## [Record set]
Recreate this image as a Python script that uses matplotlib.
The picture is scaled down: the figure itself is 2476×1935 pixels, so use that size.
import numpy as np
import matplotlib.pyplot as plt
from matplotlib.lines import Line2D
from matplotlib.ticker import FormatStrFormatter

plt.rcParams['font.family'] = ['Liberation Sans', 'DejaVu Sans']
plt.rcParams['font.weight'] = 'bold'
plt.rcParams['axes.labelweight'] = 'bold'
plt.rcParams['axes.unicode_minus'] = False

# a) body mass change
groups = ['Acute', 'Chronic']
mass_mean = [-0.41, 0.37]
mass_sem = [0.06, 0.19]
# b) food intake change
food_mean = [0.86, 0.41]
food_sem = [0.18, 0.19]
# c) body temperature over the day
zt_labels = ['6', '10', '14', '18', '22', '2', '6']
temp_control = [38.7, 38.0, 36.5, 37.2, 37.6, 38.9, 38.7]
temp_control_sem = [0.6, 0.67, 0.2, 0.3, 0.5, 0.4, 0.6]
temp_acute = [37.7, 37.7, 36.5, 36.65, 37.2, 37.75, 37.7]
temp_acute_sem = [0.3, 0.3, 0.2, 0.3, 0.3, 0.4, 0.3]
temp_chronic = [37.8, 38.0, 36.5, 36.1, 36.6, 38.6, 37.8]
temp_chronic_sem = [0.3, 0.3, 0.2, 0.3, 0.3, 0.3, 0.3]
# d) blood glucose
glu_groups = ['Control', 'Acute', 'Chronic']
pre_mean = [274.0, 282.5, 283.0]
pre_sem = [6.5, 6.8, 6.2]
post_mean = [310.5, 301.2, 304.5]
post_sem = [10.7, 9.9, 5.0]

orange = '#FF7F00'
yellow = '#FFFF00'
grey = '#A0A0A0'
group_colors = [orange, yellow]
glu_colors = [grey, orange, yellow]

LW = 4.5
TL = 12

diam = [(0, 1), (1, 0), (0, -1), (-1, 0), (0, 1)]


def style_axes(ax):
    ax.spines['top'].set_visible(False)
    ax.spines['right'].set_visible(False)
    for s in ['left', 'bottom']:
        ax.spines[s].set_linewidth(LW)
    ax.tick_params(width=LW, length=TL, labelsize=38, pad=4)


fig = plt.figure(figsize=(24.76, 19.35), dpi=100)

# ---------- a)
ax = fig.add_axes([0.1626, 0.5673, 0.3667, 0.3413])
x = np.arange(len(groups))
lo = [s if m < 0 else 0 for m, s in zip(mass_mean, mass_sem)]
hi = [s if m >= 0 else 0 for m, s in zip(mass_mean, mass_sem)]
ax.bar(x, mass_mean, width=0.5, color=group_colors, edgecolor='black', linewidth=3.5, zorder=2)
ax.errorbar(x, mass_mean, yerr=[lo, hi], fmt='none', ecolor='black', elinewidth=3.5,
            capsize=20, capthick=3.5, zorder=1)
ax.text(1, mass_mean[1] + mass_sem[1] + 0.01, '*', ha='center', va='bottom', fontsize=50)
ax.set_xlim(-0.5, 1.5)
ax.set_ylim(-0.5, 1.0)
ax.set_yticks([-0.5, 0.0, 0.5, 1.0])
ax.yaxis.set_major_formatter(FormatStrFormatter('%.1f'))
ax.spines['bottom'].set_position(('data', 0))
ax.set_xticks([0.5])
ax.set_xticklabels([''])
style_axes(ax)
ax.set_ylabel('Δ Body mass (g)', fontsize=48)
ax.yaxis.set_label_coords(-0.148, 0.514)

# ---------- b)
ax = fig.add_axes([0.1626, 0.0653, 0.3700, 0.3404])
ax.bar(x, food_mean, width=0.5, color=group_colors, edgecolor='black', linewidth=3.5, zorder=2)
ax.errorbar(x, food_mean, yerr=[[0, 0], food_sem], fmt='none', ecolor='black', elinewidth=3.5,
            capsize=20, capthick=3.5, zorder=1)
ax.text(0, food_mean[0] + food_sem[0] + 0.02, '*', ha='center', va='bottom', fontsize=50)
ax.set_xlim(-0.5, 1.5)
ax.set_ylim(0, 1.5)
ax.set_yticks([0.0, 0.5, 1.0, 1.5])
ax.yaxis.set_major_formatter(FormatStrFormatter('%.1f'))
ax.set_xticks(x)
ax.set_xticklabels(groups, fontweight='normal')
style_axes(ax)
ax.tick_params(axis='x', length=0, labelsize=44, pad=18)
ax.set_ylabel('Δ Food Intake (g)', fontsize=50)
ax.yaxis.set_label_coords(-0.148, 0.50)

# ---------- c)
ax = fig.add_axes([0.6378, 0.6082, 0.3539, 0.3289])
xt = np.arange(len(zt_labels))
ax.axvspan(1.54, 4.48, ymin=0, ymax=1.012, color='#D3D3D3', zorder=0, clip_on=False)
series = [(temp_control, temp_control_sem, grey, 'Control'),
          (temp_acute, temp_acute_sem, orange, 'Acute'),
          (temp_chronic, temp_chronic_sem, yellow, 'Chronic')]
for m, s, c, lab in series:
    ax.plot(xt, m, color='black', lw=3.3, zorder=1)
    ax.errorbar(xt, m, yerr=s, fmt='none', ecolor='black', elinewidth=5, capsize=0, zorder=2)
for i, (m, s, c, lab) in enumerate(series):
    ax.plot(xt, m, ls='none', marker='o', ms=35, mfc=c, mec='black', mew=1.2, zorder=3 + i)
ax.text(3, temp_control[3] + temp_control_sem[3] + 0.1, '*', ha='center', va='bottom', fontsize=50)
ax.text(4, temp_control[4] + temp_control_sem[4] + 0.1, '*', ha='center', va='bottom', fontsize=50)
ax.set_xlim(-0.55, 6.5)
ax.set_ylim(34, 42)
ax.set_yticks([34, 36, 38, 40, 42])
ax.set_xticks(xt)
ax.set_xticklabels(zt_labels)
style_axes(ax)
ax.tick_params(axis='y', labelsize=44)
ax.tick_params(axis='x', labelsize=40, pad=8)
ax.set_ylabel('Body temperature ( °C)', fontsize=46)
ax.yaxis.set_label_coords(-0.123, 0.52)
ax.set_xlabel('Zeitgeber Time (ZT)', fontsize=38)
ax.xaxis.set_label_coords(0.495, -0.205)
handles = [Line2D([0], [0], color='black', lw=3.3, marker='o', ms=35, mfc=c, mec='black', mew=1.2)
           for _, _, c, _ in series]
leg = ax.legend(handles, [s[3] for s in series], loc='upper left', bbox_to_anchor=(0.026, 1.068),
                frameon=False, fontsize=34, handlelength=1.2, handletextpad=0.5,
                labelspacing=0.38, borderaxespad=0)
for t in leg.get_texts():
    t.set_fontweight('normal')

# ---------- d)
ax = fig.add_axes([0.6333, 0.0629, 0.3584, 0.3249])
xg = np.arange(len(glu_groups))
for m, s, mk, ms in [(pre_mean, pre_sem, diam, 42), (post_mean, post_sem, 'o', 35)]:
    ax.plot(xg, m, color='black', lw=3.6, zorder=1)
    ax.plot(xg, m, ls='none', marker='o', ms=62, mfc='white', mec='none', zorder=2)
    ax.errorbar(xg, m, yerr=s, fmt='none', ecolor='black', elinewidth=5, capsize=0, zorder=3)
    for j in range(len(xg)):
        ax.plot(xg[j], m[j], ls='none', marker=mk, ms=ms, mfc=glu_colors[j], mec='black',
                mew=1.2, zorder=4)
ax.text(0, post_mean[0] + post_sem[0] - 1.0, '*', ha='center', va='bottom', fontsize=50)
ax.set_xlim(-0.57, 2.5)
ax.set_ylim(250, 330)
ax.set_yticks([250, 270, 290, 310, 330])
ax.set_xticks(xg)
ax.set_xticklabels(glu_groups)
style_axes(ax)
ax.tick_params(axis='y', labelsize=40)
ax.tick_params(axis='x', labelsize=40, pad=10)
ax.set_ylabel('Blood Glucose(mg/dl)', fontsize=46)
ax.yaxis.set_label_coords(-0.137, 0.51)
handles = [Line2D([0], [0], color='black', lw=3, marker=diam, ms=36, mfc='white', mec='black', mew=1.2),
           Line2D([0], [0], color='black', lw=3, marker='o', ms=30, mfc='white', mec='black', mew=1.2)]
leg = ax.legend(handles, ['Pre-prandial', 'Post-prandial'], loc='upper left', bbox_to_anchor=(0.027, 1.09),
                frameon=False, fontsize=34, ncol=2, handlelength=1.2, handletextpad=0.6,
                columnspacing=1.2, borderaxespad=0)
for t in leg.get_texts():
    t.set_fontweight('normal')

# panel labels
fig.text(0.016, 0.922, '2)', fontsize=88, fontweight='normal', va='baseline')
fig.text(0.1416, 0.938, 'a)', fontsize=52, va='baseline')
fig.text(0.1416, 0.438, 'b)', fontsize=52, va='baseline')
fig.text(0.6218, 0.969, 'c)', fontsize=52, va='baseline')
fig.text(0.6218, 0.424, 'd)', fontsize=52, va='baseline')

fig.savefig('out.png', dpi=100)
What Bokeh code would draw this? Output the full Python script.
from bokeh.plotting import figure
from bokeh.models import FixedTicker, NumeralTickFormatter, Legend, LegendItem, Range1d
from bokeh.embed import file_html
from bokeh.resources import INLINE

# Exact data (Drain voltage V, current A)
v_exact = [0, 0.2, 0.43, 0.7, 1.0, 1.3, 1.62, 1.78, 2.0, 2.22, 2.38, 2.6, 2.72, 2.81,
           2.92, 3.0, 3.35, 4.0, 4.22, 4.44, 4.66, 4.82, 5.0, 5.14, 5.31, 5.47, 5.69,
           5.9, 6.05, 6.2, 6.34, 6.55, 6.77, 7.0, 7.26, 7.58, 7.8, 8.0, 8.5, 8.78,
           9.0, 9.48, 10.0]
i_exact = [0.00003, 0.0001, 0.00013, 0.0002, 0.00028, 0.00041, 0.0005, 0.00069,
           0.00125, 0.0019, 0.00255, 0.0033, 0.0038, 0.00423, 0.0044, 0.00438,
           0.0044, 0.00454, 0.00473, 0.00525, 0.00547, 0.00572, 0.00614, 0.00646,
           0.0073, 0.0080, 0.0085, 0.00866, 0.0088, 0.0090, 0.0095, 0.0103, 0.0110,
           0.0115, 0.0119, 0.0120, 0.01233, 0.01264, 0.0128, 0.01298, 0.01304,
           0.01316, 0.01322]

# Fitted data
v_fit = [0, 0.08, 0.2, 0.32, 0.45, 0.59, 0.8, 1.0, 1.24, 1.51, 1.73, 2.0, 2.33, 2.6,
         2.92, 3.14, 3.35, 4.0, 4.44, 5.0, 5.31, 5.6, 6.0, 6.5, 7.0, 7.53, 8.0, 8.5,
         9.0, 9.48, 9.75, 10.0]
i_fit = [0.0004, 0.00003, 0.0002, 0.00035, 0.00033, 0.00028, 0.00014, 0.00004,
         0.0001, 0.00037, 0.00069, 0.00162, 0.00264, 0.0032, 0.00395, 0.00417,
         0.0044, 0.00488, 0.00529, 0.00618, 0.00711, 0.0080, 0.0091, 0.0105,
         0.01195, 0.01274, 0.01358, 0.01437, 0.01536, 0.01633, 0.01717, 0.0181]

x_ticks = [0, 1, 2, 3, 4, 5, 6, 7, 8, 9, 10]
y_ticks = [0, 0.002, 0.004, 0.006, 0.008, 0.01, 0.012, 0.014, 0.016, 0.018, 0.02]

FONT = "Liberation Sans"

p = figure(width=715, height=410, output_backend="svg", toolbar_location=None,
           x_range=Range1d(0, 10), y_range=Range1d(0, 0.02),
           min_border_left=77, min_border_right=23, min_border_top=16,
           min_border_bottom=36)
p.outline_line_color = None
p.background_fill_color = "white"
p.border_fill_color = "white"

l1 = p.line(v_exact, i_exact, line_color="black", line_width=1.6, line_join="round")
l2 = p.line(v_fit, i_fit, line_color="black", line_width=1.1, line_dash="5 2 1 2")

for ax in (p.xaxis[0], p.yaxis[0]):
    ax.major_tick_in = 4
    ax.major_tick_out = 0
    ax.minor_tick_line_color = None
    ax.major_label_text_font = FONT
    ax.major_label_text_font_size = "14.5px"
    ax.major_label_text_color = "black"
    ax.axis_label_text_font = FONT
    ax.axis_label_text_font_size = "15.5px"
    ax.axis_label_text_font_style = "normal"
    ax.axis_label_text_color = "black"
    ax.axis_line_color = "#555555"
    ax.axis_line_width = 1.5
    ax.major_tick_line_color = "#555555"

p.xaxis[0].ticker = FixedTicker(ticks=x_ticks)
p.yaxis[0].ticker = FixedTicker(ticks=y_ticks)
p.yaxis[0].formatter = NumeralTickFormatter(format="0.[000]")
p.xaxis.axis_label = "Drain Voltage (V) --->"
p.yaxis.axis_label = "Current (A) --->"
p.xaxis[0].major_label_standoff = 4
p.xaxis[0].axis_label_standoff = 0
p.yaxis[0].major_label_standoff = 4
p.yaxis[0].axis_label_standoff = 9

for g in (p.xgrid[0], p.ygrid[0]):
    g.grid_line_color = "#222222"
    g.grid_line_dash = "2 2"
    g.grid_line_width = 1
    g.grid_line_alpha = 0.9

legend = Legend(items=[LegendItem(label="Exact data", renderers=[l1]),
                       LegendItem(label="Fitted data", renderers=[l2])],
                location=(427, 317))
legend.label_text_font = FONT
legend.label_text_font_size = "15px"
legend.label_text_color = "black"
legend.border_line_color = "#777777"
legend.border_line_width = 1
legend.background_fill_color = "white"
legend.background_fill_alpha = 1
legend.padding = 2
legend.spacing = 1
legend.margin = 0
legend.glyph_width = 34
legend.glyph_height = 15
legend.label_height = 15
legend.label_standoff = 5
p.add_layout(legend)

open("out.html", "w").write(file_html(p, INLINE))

## [Exercise]
Include the first line, the line containing "plt.rcParams['axes.unicode_minus'] = False", and every line between them, copied exactly from the material above; output no other line.

## [Answer to the task]
Recreate this image as a Python script that uses matplotlib.
The picture is scaled down: the figure itself is 2476×1935 pixels, so use that size.
import numpy as np
import matplotlib.pyplot as plt
from matplotlib.lines import Line2D
from matplotlib.ticker import FormatStrFormatter

plt.rcParams['font.family'] = ['Liberation Sans', 'DejaVu Sans']
plt.rcParams['font.weight'] = 'bold'
plt.rcParams['axes.labelweight'] = 'bold'
plt.rcParams['axes.unicode_minus'] = False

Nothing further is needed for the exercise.